“Is Not This a Paradox?” Unitarians and Universalists Confront State-Supported Religion (and Each Other) in Early National Massachusetts

Saturday, January 7, 2012: 11:30 AM
Colorado Room (Sheraton Chicago Hotel & Towers)
Nathan S. Rives, Weber State University
After the fall of state-supported religion elsewhere by 1820, the Standing Order of Massachusetts remained the last American religious establishment.  During the 1810s and ‘20s, theological quarrels drove changes in legal and institutional relationships within the Standing Order that left the liberal-rationalist Unitarians virtually alone in defending state-supported religion, ranged against a spectrum of mainly evangelical groups.  Among those were the Universalists, who, like Unitarians, were denounced as irreligious by orthodox evangelicals.  But these two liberal religious communities, with much in common theologically, found themselves on opposite sides of the disestablishment question – a situation which one Universalist periodical described as a “paradox” of liberal religion.           

This paper explores the contrasting arguments Unitarians and Universalists made for and against state-supported religion, respectively.  Debating in the expanding print networks of the early national period, they confronted each other with competing visions of liberal religious community and social order.  Unitarians asserted that such an order depended on the presence of a stable, well-funded ministry, and maintained that evangelicals’ episodic “enthusiasm” would undermine the morality fostered by true religion unless the latter had state support.  Universalists, who embraced the evangelical insistence on individual religious experience, put less emphasis on education.  Convinced that the spread of their theology of universal salvation would naturally shape a more enlightened, reasonable social order, they saw state-supported religion as an obstacle.

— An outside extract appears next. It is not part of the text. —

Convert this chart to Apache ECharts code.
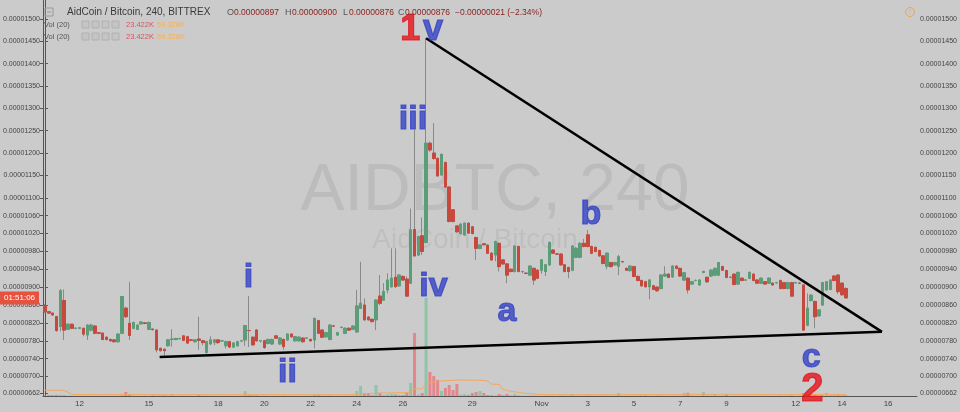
<!DOCTYPE html>
<html><head><meta charset="utf-8">
<script src="https://cdn.jsdelivr.net/npm/echarts@6/dist/echarts.min.js"></script>
<style>html,body{margin:0;padding:0;background:#cbcbcb;}#c{width:960px;height:412px;}</style>
</head><body><div id="c"></div>
<script>
// ---- AIDBTC 4h candles (prices in satoshi: 897 = 0.00000897 BTC) ----
const opens = [
859,845,842,834,812,870,806,817,808,808,
808,793,804,813,798,797,788,783,782,778,
797,853,819,808,806,818,820,806,806,804,
763,761,769,783,783,785,791,789,782,778,
784,780,754,773,777,782,780,769,778,766,
769,780,782,803,788,804,780,780,774,773,
791,773,783,782,795,780,780,786,786,783,
782,825,804,789,783,813,793,810,797,808,
806,800,853,860,833,828,827,880,871,894,
901,922,903,924,918,909,1029,972,1015,1000,
1222,1200,1188,1151,1179,1124,1073,1037,1020,1017,
1043,1035,1011,987,997,994,976,972,998,961,
952,940,935,991,935,931,927,942,938,938,
935,950,983,974,974,950,944,938,967,967,
998,1017,991,989,982,970,947,955,950,947,
957,942,937,946,924,915,912,901,903,900,
897,925,929,923,947,942,916,920,907,915,
905,933,922,925,927,927,946,937,922,929,
907,920,916,920,929,916,909,912,909,909,
910,915,910,897,910,910,909,905,815,870,
868,836,860,894,895,925,927,909,897];
const highs = [
862,847,843,836,896,895,819,818,810,810,
809,817,818,815,799,799,790,785,783,797,
880,856,912,823,817,824,821,823,808,806,
765,763,784,806,787,787,793,791,784,784,
834,782,780,790,784,784,782,780,780,777,
780,782,815,880,790,806,782,782,785,785,
793,788,785,797,797,791,790,788,788,785,
832,827,806,800,817,815,800,812,810,810,
815,894,957,875,835,830,873,927,909,931,
987,987,929,926,924,1076,1252,1015,1056,1457,
1226,1267,1190,1199,1181,1126,1075,1039,1043,1045,
1045,1037,1013,996,999,996,978,1004,1000,963,
954,942,994,993,937,933,949,944,940,963,
952,1002,985,976,976,952,946,994,989,1000,
1008,1028,993,991,984,972,978,957,957,972,
959,944,949,948,926,917,914,918,905,902,
929,947,931,949,949,944,934,922,914,917,
918,937,924,940,944,955,948,939,924,931,
935,922,918,935,931,918,922,914,922,911,
912,917,912,912,912,912,911,907,886,884,
870,851,912,914,918,927,929,911,900];
const lows = [
843,840,836,800,801,782,804,806,806,806,
790,782,801,795,795,781,781,778,776,776,
795,831,782,806,804,816,817,804,803,754,
756,745,767,767,781,783,779,773,779,776,
760,770,751,771,770,773,778,763,764,764,
767,777,769,766,769,778,776,762,772,771,
784,771,760,780,787,778,778,776,784,778,
763,795,786,787,781,811,791,808,795,802,
804,798,851,825,825,821,804,860,869,886,
899,899,901,914,878,907,968,970,972,998,
1203,1185,1147,1149,1122,1045,1045,1022,1018,1015,
1019,1018,961,985,993,974,959,958,935,950,
909,933,933,933,931,929,925,905,918,930,
925,948,974,972,948,933,920,936,965,965,
989,989,974,978,968,951,940,944,948,927,
955,936,935,922,913,901,899,873,893,890,
895,923,920,921,940,923,914,886,905,913,
903,931,910,923,925,925,936,920,920,904,
905,913,914,918,913,907,907,905,907,903,
908,895,895,895,878,908,907,802,813,868,
808,834,858,892,893,913,885,881,876];
const closes = [
845,842,838,803,892,804,817,808,808,809,
795,815,815,797,797,783,783,780,778,795,
879,834,792,821,815,822,819,821,805,760,
758,758,782,784,785,785,781,775,781,782,
781,776,778,782,782,776,780,778,766,775,
778,780,814,803,771,780,780,765,783,783,
786,786,767,795,789,789,788,778,786,780,
830,797,788,798,815,813,798,810,808,804,
813,858,864,827,827,823,871,864,890,916,
920,901,927,916,880,1028,970,1013,980,1222,
1207,1188,1149,1197,1124,1047,1047,1024,1041,1043,
1021,1020,987,994,995,976,961,1002,946,952,
927,935,992,935,935,931,947,916,920,961,
950,1000,976,974,950,935,935,992,987,998,
991,991,976,980,970,953,976,946,955,968,
957,938,947,924,915,903,901,916,895,892,
927,929,922,947,942,925,932,894,912,915,
916,935,912,938,942,955,938,922,922,906,
933,915,916,933,915,909,920,907,920,905,
910,897,897,910,880,910,909,804,853,882,
834,849,910,912,916,915,890,883,876];
// volume (K)
const volumes = [
20,40,35,45,50,30,15,10,8,10,
12,15,12,8,10,12,10,8,10,15,
30,160,40,15,10,8,12,10,25,15,
20,25,15,80,10,12,15,8,10,12,
30,12,20,15,10,8,10,12,10,12,
10,8,190,40,20,25,10,15,12,10,
8,12,15,12,10,12,10,8,10,10,
60,30,15,12,25,10,12,10,12,15,
20,200,400,120,120,30,440,120,40,60,
80,60,50,40,120,520,2520,60,120,3920,
960,800,640,200,320,440,240,480,60,80,
40,120,160,200,120,40,30,20,80,30,
80,20,80,20,15,12,20,15,10,12,
15,20,12,10,15,12,10,80,20,15,
12,20,15,10,12,15,20,10,12,120,
10,12,15,10,12,15,20,12,10,15,
20,12,10,15,12,10,120,130,15,12,
10,160,12,15,80,10,12,60,10,12,
15,10,12,15,10,12,15,10,12,10,
12,15,10,12,20,10,15,120,80,20,
30,15,25,120,30,20,25,20,23.422];
// Vol (20) moving average (K)
const volumeMA = [
230,230,228,228,225,225,150,80,60,60,
60,60,60,60,60,60,60,60,60,60,
60,62,62,62,62,62,62,62,62,62,
62,55,55,55,55,55,55,55,55,55,
55,55,55,55,55,55,55,55,55,55,
55,55,58,58,58,58,58,58,58,58,
58,58,58,58,55,55,55,55,55,55,
55,55,55,55,55,55,55,55,55,55,
56,65,85,90,95,95,115,120,120,122,
125,128,130,130,135,160,285,288,292,485,
530,565,595,600,612,620,625,640,636,636,
632,632,630,630,625,600,475,470,465,270,
225,190,165,150,120,100,90,80,70,62,
58,58,56,56,55,55,55,55,55,55,
55,55,55,55,55,55,55,55,55,58,
58,58,58,58,58,58,58,58,58,58,
58,58,58,58,58,58,60,62,62,62,
62,65,65,65,66,66,66,68,68,68,
66,66,64,62,62,62,60,60,60,60,
60,60,58,58,58,58,58,62,60,60,
60,60,60,62,62,62,60,60,59.328];
// price axis tick values and date ticks
const priceTicks = [1500,1450,1400,1350,1300,1250,1200,1150,1100,1060,1020,980,940,900,860,820,780,740,700,662];
const tickDates = ['2017-10-12 00:00','2017-10-15 00:00','2017-10-18 00:00','2017-10-20 00:00','2017-10-22 00:00','2017-10-24 00:00','2017-10-26 00:00','2017-10-29 00:00','2017-11-01 00:00','2017-11-03 00:00','2017-11-05 00:00','2017-11-07 00:00','2017-11-09 00:00','2017-11-12 00:00','2017-11-14 00:00','2017-11-16 00:00'];
const tickLabels = ['12','15','18','20','22','24','26','29','Nov','3','5','7','9','12','14','16'];
// drawn trend lines [candle slot, price]
const upperTrend = [[99, 1457], [217.4, 800]];
const lowerTrend = [[29.8, 744], [217.4, 800]];
// Elliott wave annotations
const waveLabels = ['1','v','iii','iv','i','ii','a','b','c','2'];
const waveX = [94.9,100.8,95.6,100.9,52.9,63.0,120.0,141.8,199.0,199.3];
const waveY = [1476,1476,1274,901,921,709,845,1062,742,669];
const lastPrice = 876;

// categories: 4h slots
const startTime = Date.UTC(2017, 9, 10, 12);
const slotCount = 227;
const categories = [];
for (let k = 0; k < slotCount; k++) {
  const d = new Date(startTime + k * 4 * 3600 * 1000);
  categories.push(d.toISOString().slice(0, 16).replace('T', ' '));
}
const tickMap = {};
tickDates.forEach((d, k) => { tickMap[d] = tickLabels[k]; });

const FONT = 'Liberation Sans';
const upColor = '#5c9d79', downColor = '#c7493e', wickColor = '#8a8a8a';
const volUp = '#8cc6a6', volDown = '#e3878d';
const waveBlue = '#3542c4', waveRed = '#e3141c';
const fmtPrice = v => (v / 1e8).toFixed(8);

const wickData = opens.map((o, k) => [o, closes[k], lows[k], highs[k]]);
const bodyData = opens.map((o, k) => [o, closes[k], Math.min(o, closes[k]), Math.max(o, closes[k])]);

const yBase = {
  type: 'value', min: 656.5, max: 1542.5, scale: true,
  splitLine: { show: false },
  axisLine: { show: true, lineStyle: { color: '#555', width: 1 } },
  axisTick: { show: true, length: 3, customValues: priceTicks, lineStyle: { color: '#555' } },
  axisLabel: { customValues: priceTicks, formatter: fmtPrice, fontSize: 7, color: '#444', fontFamily: FONT, margin: 3 }
};

const chart = echarts.init(document.getElementById('c'), null, { renderer: 'canvas' });
chart.setOption({
  animation: false,
  backgroundColor: '#cbcbcb',
  grid: { left: 41, right: 43, top: 0, bottom: 16 },
  xAxis: [
    { type: 'category', data: categories, boundaryGap: true,
      axisLine: { lineStyle: { color: '#555' } },
      axisTick: { alignWithLabel: true, length: 3, interval: (i, v) => tickMap[v] !== undefined, lineStyle: { color: '#555' } },
      axisLabel: { interval: (i, v) => tickMap[v] !== undefined, formatter: v => tickMap[v] || '', fontSize: 8, color: '#444', fontFamily: FONT, margin: 4 },
      splitLine: { show: false } },
    { type: 'value', min: -0.5, max: slotCount - 0.5, show: false }
  ],
  yAxis: [
    Object.assign({}, yBase, { position: 'right' }),
    Object.assign({}, yBase, { position: 'left' }),
    { type: 'value', min: 0, max: 15840, show: false }
  ],
  series: [
    { type: 'bar', xAxisIndex: 0, yAxisIndex: 2, data: volumes, barWidth: 3, silent: true, z: 1,
      itemStyle: { color: p => closes[p.dataIndex] >= opens[p.dataIndex] ? volUp : volDown } },
    { type: 'line', xAxisIndex: 0, yAxisIndex: 2, data: volumeMA, symbol: 'none', silent: true, z: 1,
      lineStyle: { color: '#f3a75c', width: 1 } },
    { type: 'candlestick', xAxisIndex: 0, yAxisIndex: 0, data: wickData, barWidth: 3, z: 3, silent: true,
      itemStyle: { color: wickColor, color0: wickColor, borderColor: wickColor, borderColor0: wickColor, borderWidth: 1 } },
    { type: 'candlestick', xAxisIndex: 0, yAxisIndex: 0, data: bodyData, barWidth: 3, z: 4, silent: true,
      itemStyle: { color: upColor, color0: downColor, borderColor: upColor, borderColor0: downColor, borderWidth: 1 } },
    { type: 'line', xAxisIndex: 1, yAxisIndex: 0, data: upperTrend, symbol: 'none', z: 5, silent: true,
      lineStyle: { color: '#000', width: 2.5 } },
    { type: 'line', xAxisIndex: 1, yAxisIndex: 0, data: lowerTrend, symbol: 'none', z: 5, silent: true,
      lineStyle: { color: '#000', width: 2.5 } },
    { type: 'scatter', xAxisIndex: 1, yAxisIndex: 0, symbolSize: 1, z: 6, silent: true,
      itemStyle: { color: 'transparent' },
      data: waveLabels.map((t, k) => {
        const isRed = (t === '1' || t === '2');
        const c = isRed ? waveRed : waveBlue;
        return {
          value: [waveX[k], waveY[k]],
          label: { show: true, position: 'inside', formatter: t, fontFamily: FONT, fontWeight: 'bold',
            fontSize: t === '2' ? 40 : (isRed || t === 'v' ? 36 : 34), color: c,
            textBorderColor: c, textBorderWidth: 1.2 }
        };
      }) }
  ]
});

const clockY = chart.convertToPixel({ yAxisIndex: 0 }, lastPrice);
const hdrIcons = (y) => [0, 1, 2, 3].map(k => ({ type: 'rect', shape: { x: 82 + k * 10, y: y - 3.5, width: 7, height: 7 },
  style: { fill: '#c4c4c4', stroke: '#b0b0b0', lineWidth: 1 }, z: 10 }));
const hdrText = (text, x, y, fill, size) => ({ type: 'text', z: 10, silent: true,
  style: { text: text, x: x, y: y, verticalAlign: 'middle', fill: fill, font: size + 'px "Liberation Sans"' } });
chart.setOption({
  graphic: [
    { type: 'text', style: { text: 'AIDBTC, 240', x: 495, y: 192, align: 'center', verticalAlign: 'middle', fill: '#bcbcbc', font: '66px "Liberation Sans"' }, z: -1, silent: true },
    { type: 'text', style: { text: 'AidCoin / Bitcoin', x: 475, y: 240, align: 'center', verticalAlign: 'middle', fill: '#bfbfbf', font: '28px "Liberation Sans"' }, z: -1, silent: true },
    { type: 'rect', shape: { x: 45, y: 8, width: 8, height: 8 }, style: { fill: 'none', stroke: '#999', lineWidth: 1 }, z: 10 },
    { type: 'line', shape: { x1: 47, y1: 12, x2: 51, y2: 12 }, style: { stroke: '#999', lineWidth: 1 }, z: 10 },
    hdrText('AidCoin / Bitcoin, 240, BITTREX', 67, 12.5, '#3a3a3a', 10),
    hdrText('O', 227, 12.5, '#555', 9),
    hdrText(fmtPrice(opens[opens.length - 1]), 234, 12.5, '#8a2222', 8.5),
    hdrText('H', 285, 12.5, '#555', 9),
    hdrText(fmtPrice(highs[highs.length - 1]), 292, 12.5, '#8a2222', 8.5),
    hdrText('L', 343, 12.5, '#555', 9),
    hdrText(fmtPrice(lows[lows.length - 1]), 349, 12.5, '#8a2222', 8.5),
    hdrText('C', 398, 12.5, '#555', 9),
    hdrText(fmtPrice(closes[closes.length - 1]), 405, 12.5, '#8a2222', 8.5),
    hdrText('\u22120.00000021 (\u22122.34%)', 455, 12.5, '#8a2222', 8.5),
    hdrText('Vol (20)', 44, 24.5, '#555', 7.5),
    hdrText('Vol (20)', 44, 36.5, '#555', 7.5),
    ...hdrIcons(24.5), ...hdrIcons(36.5),
    hdrText('23.422K', 126, 24.5, '#e0505e', 7.5),
    hdrText('59.328K', 157, 24.5, '#f2b060', 7.5),
    hdrText('23.422K', 126, 36.5, '#e0505e', 7.5),
    hdrText('59.328K', 157, 36.5, '#f2b060', 7.5),
    { type: 'circle', shape: { cx: 910, cy: 12, r: 4.5 }, style: { fill: 'none', stroke: '#eea25a', lineWidth: 1 }, z: 10 },
    { type: 'text', style: { text: '!', x: 910, y: 12, align: 'center', verticalAlign: 'middle', fill: '#eea25a', font: '7px "Liberation Sans"' }, z: 10 },
    { type: 'rect', shape: { x: 0, y: clockY - 6.5, width: 39, height: 13 }, style: { fill: '#e5533f' }, z: 20 },
    { type: 'text', style: { text: '01:51:06', x: 19.5, y: clockY, align: 'center', verticalAlign: 'middle', fill: '#fff', font: '8px "Liberation Sans"' }, z: 21 }
  ]
});
</script></body></html>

Unitarians, who depicted the afterlife as a state of ordered moral progress, disagreed.

Unitarians and Universalists differed over religious establishments because they understood their arguments in terms of the putative social effects of their disparate theological priorities.  Shared liberalism did not imply any agreement that all religious beliefs were equally correct or conducive to a moral polity.  Right religion mattered; theological controversy structured religious communities and framed political questions in the early national public sphere.